No i magia – gra ma oferować ponad 90 różnych czarów, każdy o unikalnym wyglądzie graficznym i z oryginalnym dźwiękiem. A każdy czar ma być dostępny na kilku różnych poziomach mocy, co pozwoli nie wyjść im z użytku do końca gry. Ogólnie, magia podzielona została na sześć kręgów – ziemia, woda, ogień, powietrze, umysł, magia boska. Każdy czar z każdej szkoły występuje na 7 poziomach mocy. Poza tym, rozróżnione zostały czary atakujące jednego lub grupę wrogów, czary działające na cały obszar itd.
OPRAWA
Wizardry 8 mają posiadać całkowicie nowy engine 3D, obsługujący wszelkie standardy dzisiejszego dnia, czyli dynamiczne światła, tryb high-color w wysokiej rozdzielczości, dopracowane modele postaci czy czarujący (podobno) tryb zmiany pór dnia. Poza tym drużyna będzie oczywiście posuwać się już płynnie, a nie jak to miało miejsce w Wizardry 7 – skokami. Sądząc po screenach, gra pod względem grafiki zaprezentuje nam coś naprawdę niespotykanego w dotychczasowej historii gier tego typu. Niespotykanego pod warunkiem, że premiera gry nastąpi w niezbyt dalekiej przyszłości, bo boję się że zbyt długie odwlekanie wprowadzenia gry do sprzedaży może obniżyć wartość oprawy audio-wizualnej gry.

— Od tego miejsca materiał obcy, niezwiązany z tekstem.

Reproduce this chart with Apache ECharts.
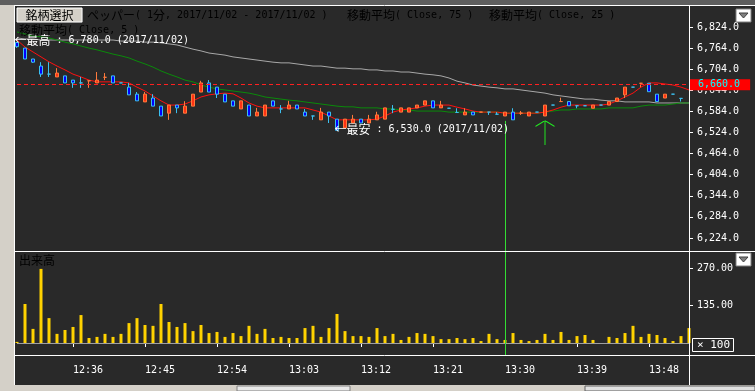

Do udźwignięcia tej wspaniałej grafiki niezbędny będzie akcelerator grafiki 3D, choć autorzy rozważają jeszcze wprowadzenie trybu software.
PODSUMOWANIE
Gra jest zaplanowana jako stuprocentowe single-player. Autorzy nawet przez moment nie zamierzali dodać trybu multiplayer, gdyż według nich gra jest tak skomplikowana, że byłoby to prawie niemożliwe. Na szczęście gra ma szanse stać się jedną z najlepszych gier cRPG jakie w życiu widzieliśmy i brak multiplayera fanatykom prawdziwych cRPG nie powinien specjalnie zaszkodzić.
Również zapowiadane wymagania sprzętowe nie są zbyt wygórowane, więc gra powinna śmigać na każdym przeciętnym blaszaku.
Cóż... po dość suchych latach dla prawdziwych cRPG (prawdziwych to znaczy innych niż Diablo i Baldursy) rok 2001 zapowiada się dość optymistycznie. Możemy liczyć na kilka bardzo ambitnych tytułów, nad którymi prace trwają już od kilku lat. Jednym z najbardziej spektakularnych projektów jest właśnie ósma część Wizardry. Każdy fan cRPG niech lepiej już teraz dopisze ją do swoich „most wanted”.